Data shown:
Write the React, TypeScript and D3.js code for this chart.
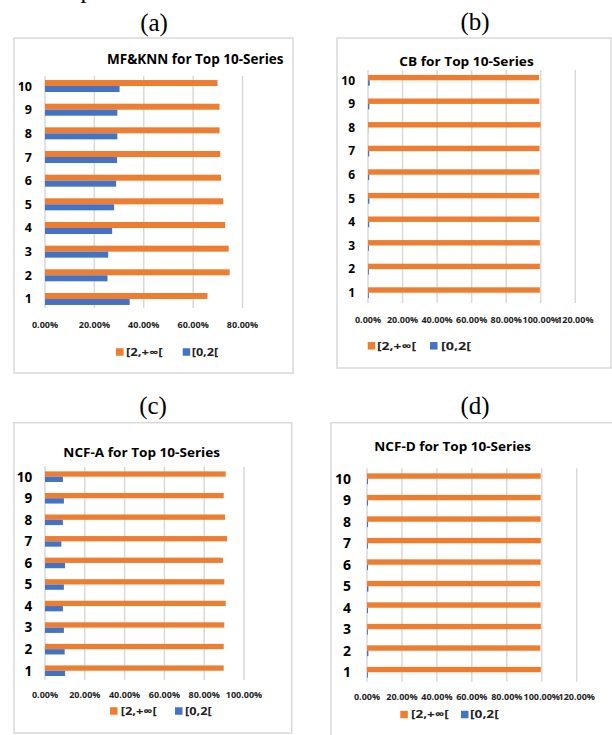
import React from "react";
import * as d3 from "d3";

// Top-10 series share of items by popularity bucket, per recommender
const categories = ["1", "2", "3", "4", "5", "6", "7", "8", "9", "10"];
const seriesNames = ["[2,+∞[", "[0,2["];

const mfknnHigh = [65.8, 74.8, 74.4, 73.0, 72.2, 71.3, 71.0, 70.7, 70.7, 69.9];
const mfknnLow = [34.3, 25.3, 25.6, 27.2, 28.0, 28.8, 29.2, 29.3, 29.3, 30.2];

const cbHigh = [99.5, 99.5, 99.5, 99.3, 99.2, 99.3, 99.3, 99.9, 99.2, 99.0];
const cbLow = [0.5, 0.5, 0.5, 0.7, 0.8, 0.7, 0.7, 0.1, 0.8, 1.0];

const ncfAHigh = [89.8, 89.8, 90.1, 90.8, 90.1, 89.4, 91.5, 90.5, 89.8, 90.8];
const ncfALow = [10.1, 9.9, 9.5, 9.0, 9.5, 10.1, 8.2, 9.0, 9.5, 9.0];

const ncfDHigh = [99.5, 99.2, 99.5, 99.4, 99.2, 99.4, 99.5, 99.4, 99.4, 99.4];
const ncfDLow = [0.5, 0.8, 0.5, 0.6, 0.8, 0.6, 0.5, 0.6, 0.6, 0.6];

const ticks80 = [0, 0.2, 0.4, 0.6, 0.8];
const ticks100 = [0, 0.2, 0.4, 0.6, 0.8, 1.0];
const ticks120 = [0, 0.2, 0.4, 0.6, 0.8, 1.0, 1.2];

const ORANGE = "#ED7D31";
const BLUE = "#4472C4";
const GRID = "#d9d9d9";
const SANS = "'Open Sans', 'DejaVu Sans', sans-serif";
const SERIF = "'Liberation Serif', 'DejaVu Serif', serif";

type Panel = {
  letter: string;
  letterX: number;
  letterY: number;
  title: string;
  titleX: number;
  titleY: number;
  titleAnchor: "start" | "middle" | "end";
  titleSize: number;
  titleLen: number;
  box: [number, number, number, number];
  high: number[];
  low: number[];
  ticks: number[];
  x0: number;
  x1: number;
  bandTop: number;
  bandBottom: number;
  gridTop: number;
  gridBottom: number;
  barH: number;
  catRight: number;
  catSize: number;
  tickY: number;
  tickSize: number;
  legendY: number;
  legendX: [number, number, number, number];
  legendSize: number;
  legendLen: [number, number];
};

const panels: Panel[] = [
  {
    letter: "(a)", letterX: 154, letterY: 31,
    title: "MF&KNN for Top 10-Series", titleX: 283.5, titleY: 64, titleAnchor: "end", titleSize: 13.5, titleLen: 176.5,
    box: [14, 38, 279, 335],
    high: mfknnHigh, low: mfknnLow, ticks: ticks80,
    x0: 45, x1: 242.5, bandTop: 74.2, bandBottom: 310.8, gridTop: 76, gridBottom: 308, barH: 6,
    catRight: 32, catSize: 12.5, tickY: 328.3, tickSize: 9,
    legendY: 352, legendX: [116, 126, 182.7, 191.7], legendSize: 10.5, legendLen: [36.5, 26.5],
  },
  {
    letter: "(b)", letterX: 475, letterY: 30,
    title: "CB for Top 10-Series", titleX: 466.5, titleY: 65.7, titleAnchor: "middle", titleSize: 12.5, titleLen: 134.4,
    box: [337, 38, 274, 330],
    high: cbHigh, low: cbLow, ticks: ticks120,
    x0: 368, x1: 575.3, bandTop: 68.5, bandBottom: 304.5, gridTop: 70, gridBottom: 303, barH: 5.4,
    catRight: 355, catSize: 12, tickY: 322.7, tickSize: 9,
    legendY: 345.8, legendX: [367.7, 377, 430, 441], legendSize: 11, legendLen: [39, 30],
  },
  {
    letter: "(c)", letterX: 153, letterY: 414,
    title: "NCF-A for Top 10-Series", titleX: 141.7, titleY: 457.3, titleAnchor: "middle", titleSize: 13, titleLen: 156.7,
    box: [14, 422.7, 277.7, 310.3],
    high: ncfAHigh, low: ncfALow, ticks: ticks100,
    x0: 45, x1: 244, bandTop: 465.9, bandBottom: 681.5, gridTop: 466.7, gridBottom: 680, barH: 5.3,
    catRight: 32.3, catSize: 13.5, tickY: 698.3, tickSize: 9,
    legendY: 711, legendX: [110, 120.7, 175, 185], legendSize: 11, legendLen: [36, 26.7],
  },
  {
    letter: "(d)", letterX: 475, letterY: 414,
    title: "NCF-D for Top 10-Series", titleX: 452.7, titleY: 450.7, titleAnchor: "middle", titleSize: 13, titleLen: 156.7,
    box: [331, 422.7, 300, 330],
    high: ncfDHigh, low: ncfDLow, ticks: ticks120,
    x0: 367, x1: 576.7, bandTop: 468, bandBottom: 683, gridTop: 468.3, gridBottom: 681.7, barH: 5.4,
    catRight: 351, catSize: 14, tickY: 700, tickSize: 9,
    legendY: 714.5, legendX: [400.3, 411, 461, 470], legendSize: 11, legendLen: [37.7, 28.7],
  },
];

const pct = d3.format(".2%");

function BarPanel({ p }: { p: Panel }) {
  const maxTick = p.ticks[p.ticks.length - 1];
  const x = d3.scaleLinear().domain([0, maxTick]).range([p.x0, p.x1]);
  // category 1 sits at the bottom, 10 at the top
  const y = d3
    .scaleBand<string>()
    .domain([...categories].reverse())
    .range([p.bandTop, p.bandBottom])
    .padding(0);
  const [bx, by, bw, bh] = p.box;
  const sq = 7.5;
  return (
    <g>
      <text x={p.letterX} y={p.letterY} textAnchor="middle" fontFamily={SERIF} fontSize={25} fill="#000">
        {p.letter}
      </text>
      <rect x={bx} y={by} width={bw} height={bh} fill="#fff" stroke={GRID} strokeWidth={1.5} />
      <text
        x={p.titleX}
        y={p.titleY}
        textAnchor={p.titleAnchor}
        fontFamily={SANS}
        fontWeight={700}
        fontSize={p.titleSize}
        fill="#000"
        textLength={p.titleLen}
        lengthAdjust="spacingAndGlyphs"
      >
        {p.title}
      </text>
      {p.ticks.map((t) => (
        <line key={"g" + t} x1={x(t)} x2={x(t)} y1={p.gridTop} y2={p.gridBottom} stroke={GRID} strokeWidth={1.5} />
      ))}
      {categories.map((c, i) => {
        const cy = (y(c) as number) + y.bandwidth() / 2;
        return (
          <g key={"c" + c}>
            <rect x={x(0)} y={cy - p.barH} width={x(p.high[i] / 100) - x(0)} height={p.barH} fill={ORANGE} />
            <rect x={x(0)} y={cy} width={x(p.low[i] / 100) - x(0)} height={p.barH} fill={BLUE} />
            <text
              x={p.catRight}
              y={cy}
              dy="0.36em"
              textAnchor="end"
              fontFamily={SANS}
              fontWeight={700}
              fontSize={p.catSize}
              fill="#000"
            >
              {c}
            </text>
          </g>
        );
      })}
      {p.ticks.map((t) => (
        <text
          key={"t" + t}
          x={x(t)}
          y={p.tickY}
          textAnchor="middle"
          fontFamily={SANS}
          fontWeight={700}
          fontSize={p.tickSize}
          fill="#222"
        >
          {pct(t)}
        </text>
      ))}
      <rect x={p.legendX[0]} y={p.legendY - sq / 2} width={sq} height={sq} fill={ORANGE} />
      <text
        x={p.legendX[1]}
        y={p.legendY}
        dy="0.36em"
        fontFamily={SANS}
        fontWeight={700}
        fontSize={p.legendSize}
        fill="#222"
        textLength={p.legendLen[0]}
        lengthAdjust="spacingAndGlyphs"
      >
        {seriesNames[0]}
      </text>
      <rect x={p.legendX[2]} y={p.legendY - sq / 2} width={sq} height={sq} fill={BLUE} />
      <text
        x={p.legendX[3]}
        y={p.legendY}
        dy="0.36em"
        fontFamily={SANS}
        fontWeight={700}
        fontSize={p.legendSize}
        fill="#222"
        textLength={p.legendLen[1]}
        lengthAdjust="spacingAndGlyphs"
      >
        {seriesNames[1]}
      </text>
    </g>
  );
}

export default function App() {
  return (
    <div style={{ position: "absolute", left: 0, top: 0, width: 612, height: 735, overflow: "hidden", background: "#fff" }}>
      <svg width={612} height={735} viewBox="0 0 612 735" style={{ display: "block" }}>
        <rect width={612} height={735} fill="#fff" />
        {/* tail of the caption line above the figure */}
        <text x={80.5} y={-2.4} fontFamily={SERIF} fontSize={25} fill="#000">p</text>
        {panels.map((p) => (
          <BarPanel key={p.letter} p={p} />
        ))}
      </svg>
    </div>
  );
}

Exercise objective: Return only the lines from the start of the data through the line that contains "0.1, 0.8, 1.0];", please, copying them exactly and omitting all pictures.

Problem solution:
Write the React, TypeScript and D3.js code for this chart.
import React from "react";
import * as d3 from "d3";

// Top-10 series share of items by popularity bucket, per recommender
const categories = ["1", "2", "3", "4", "5", "6", "7", "8", "9", "10"];
const seriesNames = ["[2,+∞[", "[0,2["];

const mfknnHigh = [65.8, 74.8, 74.4, 73.0, 72.2, 71.3, 71.0, 70.7, 70.7, 69.9];
const mfknnLow = [34.3, 25.3, 25.6, 27.2, 28.0, 28.8, 29.2, 29.3, 29.3, 30.2];

const cbHigh = [99.5, 99.5, 99.5, 99.3, 99.2, 99.3, 99.3, 99.9, 99.2, 99.0];
const cbLow = [0.5, 0.5, 0.5, 0.7, 0.8, 0.7, 0.7, 0.1, 0.8, 1.0];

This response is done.